A relationship breakup, often referred to simply as a breakup, is the termination of an intimate relationship by any means other than death. The act is commonly termed "dumping [someone]" in slang when it is initiated by one partner. The term is less likely to be applied to a married couple, where a breakup is typically called a separation or divorce. When a couple engaged to be married breaks up, it is typically called a "broken engagement."
Susie Orbach (1992) has argued that the dissolution of dating and cohabiting relationships can be as painful as or more painful than divorce because these nonmarital relationships are less socially recognized'.
Stages leading to a breakup
L. Lee proposes that there are five stages leading ultimately up to a breakup.
- Dissatisfaction – one or both partners grow dissatisfied with the relationship
- Exposure – both partners mutually become aware of the problems in the relationship
- Negotiation – both partners attempt to negotiate a solution to problems
- Resolution and transformation – both partners apply the outcome of their negotiation
- Termination – proposed resolution fails to rectify issues and no further solutions are accepted or applied
Cycle of a breakup
Steve Duck outlines a six-stage cycle of relationship breakup, including
- Dissatisfaction with the relationship
- Social withdrawal
- Discussion of the reasons for the discontentment
- Going public
- Tidying up the memories
- Recreating sense of one's own social value
Factors that predict a breakup before marriage
Hill, Rubin and Peplau identify 5 factors that predicted breakup before marriage:
- Unequal involvement in the relationship
- Age difference
- Educational aspirations
- Physical attractiveness
In 1976, sociologist Diane Vaughan proposed an "uncoupling theory," where there exists a "turning point" in the dynamics of relationship breakup - 'a precise moment when they "knew the relationship was over," when "everything went dead inside"' - followed by a transition period in which one partner unconsciously knows the relationship is going to end, but holds on to it for an extended period, even for years.
Vaughan considered that the process of breakup was asymmetrical for initiator and respondent: the former 'has begun mourning the loss of the relationship and has undertaken something tantamount to a rehearsal, mentally and, to varying degrees, experientially, of a life apart from the partner'. The latter then has to play catch-up: 'to make their own transition out of the relationship, partners must redefine initiator and relationship negatively, legitimating the dissolution'.
As a result, for Vaughan 'getting out of a relationship includes a redefinition of self at several levels: in the private thoughts of the individual, between partners, and in the larger social context in which the relationship exists'. She considered that 'uncoupling is complete when the partners have defined themselves and are defined by others as separate and independent of each other - when being partners is no longer a major source of identity'.
Phases of grief
Grief counselor and breakup expert Susan J. Elliott writes that the emotions of grief after a breakup are essentially the same as those of any grief process. Her research reflects that of Beverley Raphael who likened the process of grief as "phases" rather than "stages." Elliott, who has researched grief extensively, writes that the phases of breakup grief are "Shock and Disbelief," "Review and Painful Relinquishment," and "Reorganization, Integration, and Acceptance." Any of these three phases may be skipped, repeated, or rearranged, depending on one's situation and personality.

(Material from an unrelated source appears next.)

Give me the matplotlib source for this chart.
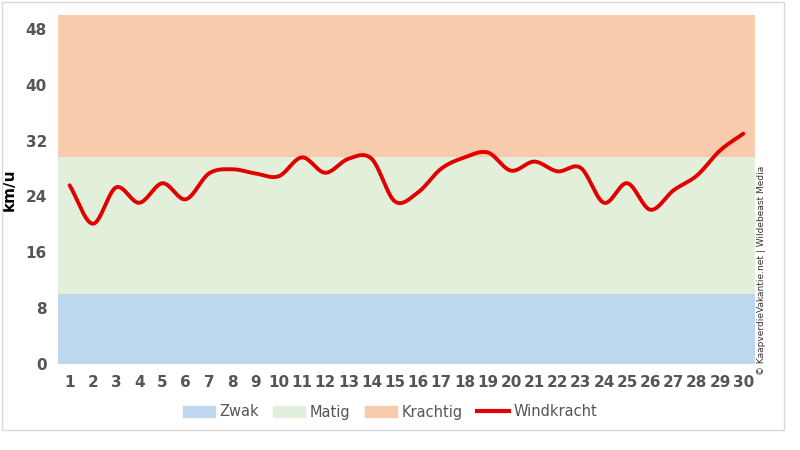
import numpy as np
import matplotlib.pyplot as plt
from matplotlib.patches import Patch
from matplotlib.lines import Line2D

days = list(range(1, 31))
wind = [25.6, 20.1, 25.3, 23.1, 25.9, 23.6, 27.3, 27.9, 27.3, 26.9,
        29.6, 27.4, 29.4, 29.4, 23.3, 24.6, 28.0, 29.6, 30.3, 27.7,
        29.0, 27.6, 28.1, 23.1, 25.9, 22.1, 24.9, 27.0, 30.6, 33.0]
zwak = 10
matig = 19.6
krachtig = 20.4

def catmull(x, y, n=20):
    x = np.asarray(x, float); y = np.asarray(y, float)
    P = np.vstack([x, y]).T
    P = np.vstack([2*P[0]-P[1], P, 2*P[-1]-P[-2]])
    out = []
    for i in range(1, len(P)-2):
        p0, p1, p2, p3 = P[i-1], P[i], P[i+1], P[i+2]
        t = np.linspace(0, 1, n, endpoint=False)[:, None]
        pts = 0.5*((2*p1) + (-p0+p2)*t + (2*p0-5*p1+4*p2-p3)*t**2 + (-p0+3*p1-3*p2+p3)*t**3)
        out.append(pts)
    out.append(P[-2][None, :])
    o = np.vstack(out)
    return o[:, 0], o[:, 1]

fig = plt.figure(figsize=(8, 4.5), dpi=100)
ax = fig.add_axes([58/800, 1-364/450, 697/800, 349/450])
xs = [0.5, 30.5]
c1, c2, c3 = '#bdd7ee', '#e2efda', '#f8cbad'
ax.fill_between(xs, 0, zwak, color=c1, lw=0)
ax.fill_between(xs, zwak, zwak+matig, color=c2, lw=0)
ax.fill_between(xs, zwak+matig, zwak+matig+krachtig, color=c3, lw=0)
sx, sy = catmull(days, wind)
ax.plot(sx, sy, color='#e00000', lw=2.8, solid_capstyle='round')
ax.set_xlim(0.5, 30.5)
ax.set_ylim(0, 50)
ax.set_yticks(range(0, 49, 8))
ax.set_xticks(days)
for s in ax.spines.values():
    s.set_visible(False)
ax.tick_params(length=0, labelsize=11, colors='#555555', pad=8)
for l in ax.get_xticklabels() + ax.get_yticklabels():
    l.set_fontweight('bold')
ax.set_ylabel('km/u', fontsize=11, fontweight='bold', labelpad=6)
handles = [Patch(color=c1, label='Zwak'), Patch(color=c2, label='Matig'),
           Patch(color=c3, label='Krachtig'), Line2D([], [], color='#e00000', lw=3, label='Windkracht')]
fig.legend(handles=handles, loc='center', bbox_to_anchor=(390/800, 1-412/450), ncol=4,
           frameon=False, fontsize=10.5, handlelength=2.2, handletextpad=0.3, columnspacing=1.0,
           labelcolor='#555555')
fig.text(762/800, 1-270/450, '© KaapverdieVakantie.net | Wildebeast Media', rotation=90,
         fontsize=6.5, ha='center', va='center', color='#333333')
fig.patches.append(plt.Rectangle((0.002, 0.045), 0.978, 0.95, transform=fig.transFigure,
                                 fill=False, ec='#d9d9d9', lw=1))
fig.savefig('out.png', dpi=100)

According to John Fetto, a survey conducted by eNation found that nearly one-third of all Americans have experienced a breakup in the past ten years. He also found that the younger the person, the more likely they are to have experienced more than one breakup in the last decade. It is believed[who?] that this is because young people are more actively dating than older generations.
Depending on the emotional attachment, healing from a breakup can be a long process with multiple stages, which may include: sanctioning adequate time to recover, improving intrapersonal relationships and, ultimately, finding the motivation necessary to dismiss the breakup itself.
Laurie Helgoe, believes that, "By releasing the past, you can approach new relationships with a fresh perspective and clearer vision." Releasing the relationship and the person physically from one's life will help to keep both from constantly resurfacing in everyday life. Releasing the relationship and the person from the mind and daily thoughts allocates more space to think about other important things, including future relationships.
Positive psychology stresses the up-side to relationship breakup, for example emphasizing research wherein 'students reported five positive changes in their lives from the break-up for every negative change', (although 'women report more growth after a relationship break-up' than do men). Once freed from 'the collusive solace of coupledom', the newly emerging singleton has to see him- or herself as 'a separate person in the world, standing alone facing his future, having to make his own choices from the new position of unwanted freedom'. If seen as an opportunity, however, 'this process of self-rediscovery and independent expansion of self is important for anyone experiencing a romantic relationship break-up'.
New York City-based psychoanalyst and psychotherapist Janice Lieberman, PhD, says not every relationship deserves a dramatic breakup. How you experience your relationship depends on how you handle the breakup.